Forty years ago, or so, when I was in my teens, my mother, who was a typing teacher at the Florida School for the Deaf and Blind, began the onerous task of trying to teach me to use a typewriter.

I was one of the best hunt-and-peck-method typists in St. Augustine; despite my mother’s best efforts to teach me the importance of using the proper finger locks.

Being the industrious entrepreneur that I am, even at that innocent age, something told me that if I was going to learn to type – I was going to require something to write. An idea was born that I look back on today and get a good chuckle.

I decided to publish a newspaper – The Ferrol Herald. It debuted on Labor Day Weekend which is why I’m reminded of it today.

In the early 60’s, before we had photocopying and cheap offset printing, The Ferrol Herald went to press on the finest mimeograph machine available at the D&B school. (I need to remember to send them a check for paper and supplies because I’m certain that’s going to pop up on a polygraph exam one day!)

Mimeographs were commonly used for low-budget amateur publishing, including club newsletters and church bulletins, so it seemed like a natural fit for me.

Something about the whir of the drum and sight of each resulting purple-tinted edition made the whole process seem intoxicating … maybe it was just the fumes from the spirit ink.

With subscribers from one end of Ferrol Road to the other, I made my rounds as reporter-turned-delivery-boy to the tune of 25 cents per issue. That was pretty amazing since The Record cost about the same at that time.

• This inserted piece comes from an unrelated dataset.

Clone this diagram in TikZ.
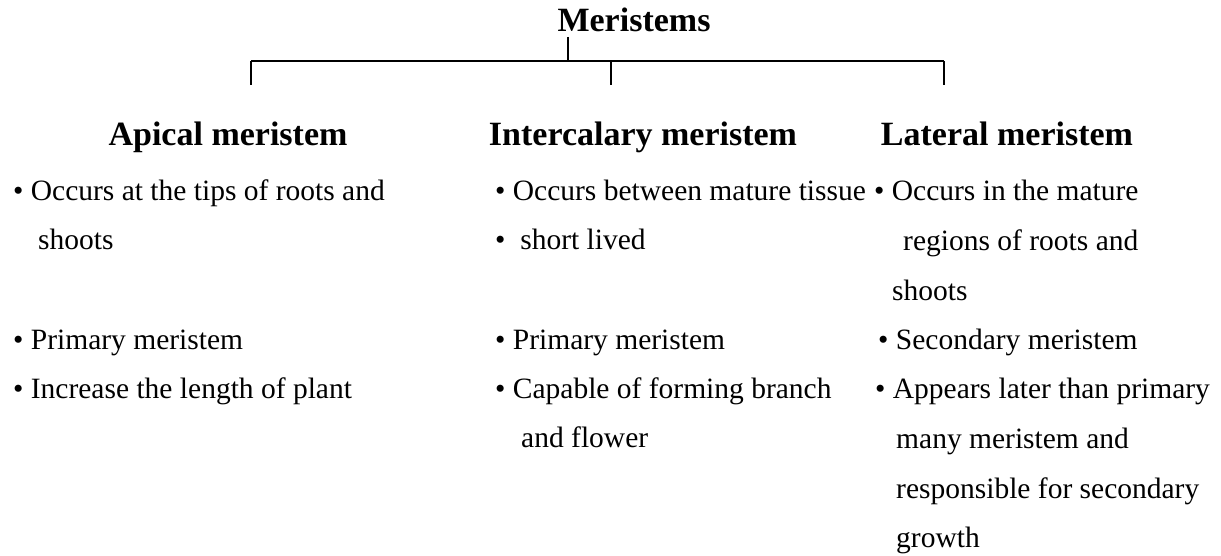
\documentclass[tikz,border=0pt]{standalone}
\usepackage{fontspec}
\setmainfont{Liberation Serif}
\usepackage{tikz}
\tikzset{
  rootLbl/.style={font=\fontsize{34}{40}\selectfont\bfseries, inner sep=0pt, anchor=base},
  headLbl/.style={font=\fontsize{34}{40}\selectfont\bfseries, inner sep=0pt, anchor=base},
  itemLbl/.style={font=\fontsize{29.5}{35}\selectfont, inner sep=0pt, anchor=base west},
  link/.style={draw=black, line width=1.5pt},
}
\newcommand{\TreeCoords}{%
  \coordinate (stemTop) at (568,37);
  \coordinate (stemFoot) at (568,61);
  \coordinate (barL) at (251,61);
  \coordinate (barM) at (611,61);
  \coordinate (barR) at (944,61);
  \coordinate (dropA) at (251,85);
  \coordinate (dropI) at (611,85);
  \coordinate (dropL) at (944,85);
}

\begin{document}
\begin{tikzpicture}[x=1pt, y=-1pt]
  \useasboundingbox (0,0) rectangle (1221,556);
  \TreeCoords

  \node[rootLbl] (root) at (634,32) {Meristems};

  \draw[link] (stemTop)--(stemFoot);
  \draw[link] (barL)--(barR);
  \draw[link] (barL)--(dropA);
  \draw[link] (barM)--(dropI);
  \draw[link] (barR)--(dropL);

  \node[headLbl] (apical) at (228,146) {Apical meristem};
  \node[headLbl] (inter)  at (643,146) {Intercalary meristem};
  \node[headLbl] (later)  at (1007,146) {Lateral meristem};

  % apical column
  \node[itemLbl] (a1)  at (13,201) {\textbullet\ Occurs at the tips of roots and};
  \node[itemLbl] (a1b) at (38,250) {shoots};
  \node[itemLbl] (a2)  at (13,349) {\textbullet\ Primary meristem};
  \node[itemLbl] (a3)  at (13,398) {\textbullet\ Increase the length of plant};

  % intercalary column
  \node[itemLbl] (i1)  at (495,201) {\textbullet\ Occurs between mature tissue};
  \node[itemLbl] (i2)  at (495,250) {\textbullet\ \ short lived};
  \node[itemLbl] (i3)  at (495,349) {\textbullet\ Primary meristem};
  \node[itemLbl] (i4)  at (495,398) {\textbullet\ Capable of forming branch};
  \node[itemLbl] (i4b) at (521,447) {and flower};

  % lateral column
  \node[itemLbl] (l1)  at (874,201) {\textbullet\ Occurs in the mature};
  \node[itemLbl] (l1b) at (903,251) {regions of roots and};
  \node[itemLbl] (l1c) at (892,300) {shoots};
  \node[itemLbl] (l2)  at (878,349) {\textbullet\ Secondary meristem};
  \node[itemLbl] (l3)  at (875,398) {\textbullet\ Appears later than primary};
  \node[itemLbl] (l3b) at (896,448) {many meristem and};
  \node[itemLbl] (l3c) at (896,498) {responsible for secondary};
  \node[itemLbl] (l3d) at (896,547) {growth};
\end{tikzpicture}
\end{document}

Of course my total subscriber base was only about a dozen or so generous neighbors who didn’t mind placating a local kid who showed a little creativity.

Dr. Trice, Mrs. Staubach and the Halls were some of my first subscribers, however, when the news spread of a local source for information about which ladies had received a new permanent wave or which family had purchased a new car, it wasn’t long before my customer base blossomed.

Lucy and Dan Rockwell, Thelma and Talmadge Skinner, Dorothy and George Cash, Virginia and Ken Kapphan, Clarie and John Bobinski, Frances and Sam Barrancotto, Johnny and Kay Heckendorf, Thelma and Bill Green and Mary Kay Hopping numbered among my loyal readers.

People were used to getting their news in the paper. Besides The Record, if you wanted the news from the rest of the world, you had to subscribe to not one, but two Jacksonville newspapers; The Jacksonville Journal and The Florida Times Union – one delivered in the morning and the other delivered each afternoon. After all, not every St. Augustine home had a black and white television set yet, so, Walter Cronkite wasn’t yet the news source upon which we would soon came to rely.

No one ever heard of a Blackberry or thought of getting news by e-mail delivered directly to their cellular phone. There were no fax machines, satellite communications or Internet to research your stories. Instead you stuck your nose in a World Book Encyclopedia, and, if you were lucky, you were updated annually with the Year Book.

Now I ponder the miracles of technology and how much we have come to rely on the worldwide web for our news and information and how much those hunt-and-peck typing skills have paid off for me as I sit in front of my computer keyboard.

Who would have ever thought that Citizen Kane would be replaced by citizen journalists?